La mort d’Agnès Sorel marqua la fin de son ascension. Bien que le médecin du roi ait écarté l’empoisonnement comme cause de la mort et que Jacques ait été son exécuteur testamentaire, le marchand fut accusé de son assassinat. Il fut arrêté le 30 juillet 1451 sur la base de plusieurs chefs d’accusation. L’affaire de la fausse monnaie ressurgit en même temps que s’ajoutèrent notamment des accusations de commerce avec des infidèles et que les soupçons demeurèrent autour de la mort d’Agnès. À l’issue de son procès, l’argentier fut condamné à la prison à perpétuité, il ne dut la vie qu’à l’intervention du pape Nicolas V. En octobre 1454, après 29 mois de captivité, Jacques Cœur parvint à s’échapper du château de Poitiers où il était incarcéré. Il s’enfuit alors pour Rome où il se mit au service du pape. Il prit part à la croisade organisée par le pape contre les Turcs et trouva la mort à Chios en 1456 [Chermette, 1996, p. 13] lors d’une croisade contre les Turcs.
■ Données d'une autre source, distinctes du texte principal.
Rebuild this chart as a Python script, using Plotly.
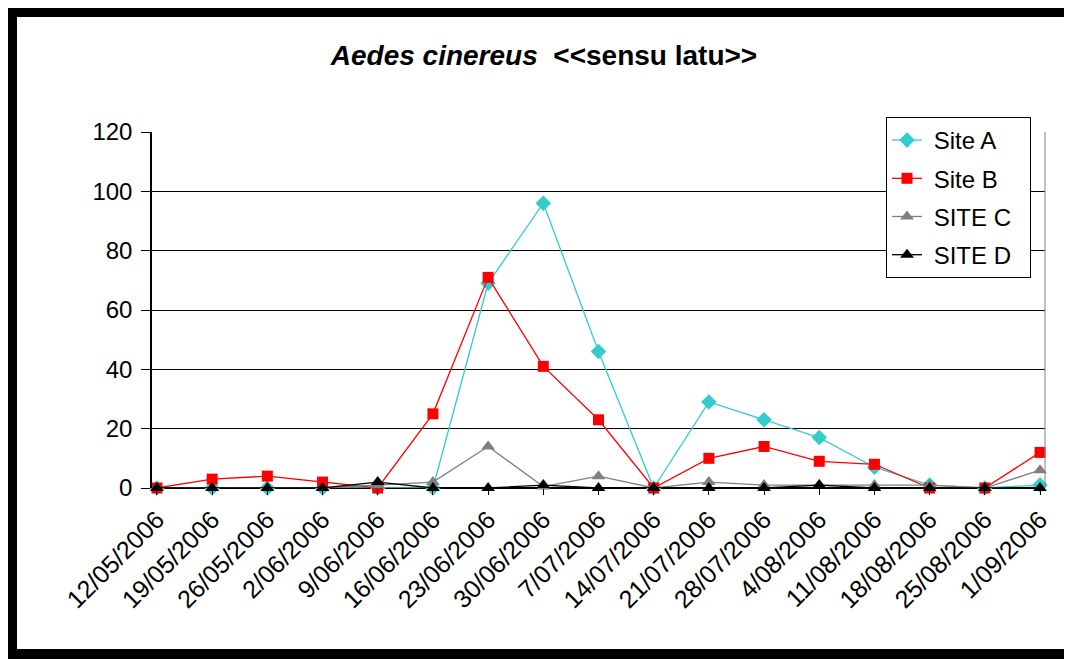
import plotly.graph_objects as go

dates = ["12/05/2006", "19/05/2006", "26/05/2006", "2/06/2006", "9/06/2006",
         "16/06/2006", "23/06/2006", "30/06/2006", "7/07/2006", "14/07/2006",
         "21/07/2006", "28/07/2006", "4/08/2006", "11/08/2006", "18/08/2006",
         "25/08/2006", "1/09/2006"]
site_a = [0, 0, 0, 0, 0, 0, 69, 96, 46, 0, 29, 23, 17, 7, 1, 0, 1]
site_b = [0, 3, 4, 2, 0, 25, 71, 41, 23, 0, 10, 14, 9, 8, 0, 0, 12]
site_c = [0, 0, 0, 0, 1, 2, 14, 0.5, 4, 0, 2, 1, 1, 1, 1, 0, 6]
site_d = [0, 0, 0, 0, 2, 0, 0, 1, 0, 0, 0, 0, 1, 0, 0, 0, 0]
y_ticks = [0, 20, 40, 60, 80, 100, 120]

OFF = 8  # page body margin
W, H = 1072 - OFF, 659 - OFF
L, R, T, B = 152 - OFF, 1045 - OFF, 132 - OFF, 488 - OFF   # plot area pixel box

xs = list(range(len(dates)))

fig = go.Figure()
series = [
    ("Site A", site_a, "#33CCCC", "diamond", 12),
    ("Site B", site_b, "#FF0000", "square", 11),
    ("SITE C", site_c, "#808080", "triangle-up", 12),
    ("SITE D", site_d, "#000000", "triangle-up", 12),
]
for name, vals, col, sym, sz in series:
    fig.add_trace(go.Scatter(
        x=xs, y=vals, name="&nbsp;" + name + "&nbsp;&nbsp;", mode="lines+markers",
        line=dict(color=col, width=1.3),
        marker=dict(symbol=sym, size=sz, color=col),
        cliponaxis=False, legendgroup=name,
    ))


def px_x(p):
    return (p - OFF - L) / (R - L)


def px_y(p):
    return (B - (p - OFF)) / (B - T)


shapes = []


def rect(x0, y0, x1, y1, color):
    shapes.append(dict(type="rect", xref="paper", yref="paper",
                       x0=px_x(x0), x1=px_x(x1), y0=px_y(y1), y1=px_y(y0),
                       fillcolor=color, line=dict(width=0), layer="above"))


# outer frame (page pixel coordinates)
rect(0, 0, 1072, 17, "black")
rect(0, 0, 17, 659, "black")
rect(0, 649, 1072, 659, "black")
rect(1069, 17, 1071, 649, "#BBBBBB")
# plot area right border
shapes.append(dict(type="line", xref="paper", yref="paper", x0=1, x1=1, y0=0, y1=1,
                   line=dict(color="#808080", width=1)))

fig.update_layout(
    width=W, height=H,
    margin=dict(l=L, r=W - R, t=T, b=H - B),
    paper_bgcolor="white", plot_bgcolor="white",
    font=dict(family="Arial, Liberation Sans, sans-serif", color="black", size=22),
    title=dict(
        text="<b><i>Aedes cinereus</i>  &lt;&lt;sensu latu&gt;&gt;</b>",
        x=(544 - OFF) / W, xref="container", xanchor="center",
        y=1 - (55 - OFF) / H, yref="container", yanchor="middle",
        font=dict(size=28, color="black"),
    ),
    xaxis=dict(
        range=[-0.09, 16.09], tickvals=xs, ticktext=dates, tickangle=-45,
        showgrid=False, zeroline=False, showline=False,
        ticks="outside", ticklen=6, tickcolor="black",
        tickfont=dict(size=25),
    ),
    yaxis=dict(
        range=[0, 120], tickvals=y_ticks, showgrid=True, gridcolor="black", gridwidth=1,
        zeroline=True, zerolinecolor="black", zerolinewidth=1.5,
        showline=True, linecolor="black", linewidth=1.5,
        ticks="outside", ticklen=9, tickcolor="black",
        tickfont=dict(size=24), ticklabelstandoff=4,
    ),
    legend=dict(
        x=px_x(886), y=px_y(117), xanchor="left", yanchor="top",
        bgcolor="white", bordercolor="black", borderwidth=1,
        font=dict(size=24), tracegroupgap=4,
    ),
    shapes=shapes,
)

fig.write_html("out.html")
Saisis au moment de son arrestation, ses nombreux biens furent inventoriés et liquidés par le procureur Dauvet et Jean Briçonnet l’aîné [Clément, 1853, p. 178]. La maison de l’argenterie fut alors mise à prix à 1200 écus [Dauvet, 1952, p. 54].
Bibliographie
Chermette, « Jacques Cœur », dans Bulletin mensuel de la Société linnéenne de Lyon, 65ᵉ année, n°6, juin 1996. p. 1-13.
Clément, Jacques Cœur et Charles VII, ou La France au XVe siècle, Paris, Librairie de Guillaumin et Cie, 1853, p. 464.
Dauvet Jean, Les affaires de Jacques Cœur. Journal du procureur Dauvet, procès- verbaux de séquestre et d’adjudication, édité par Michel Mollat, Paris, librairie Armand Colin, 1952-1953.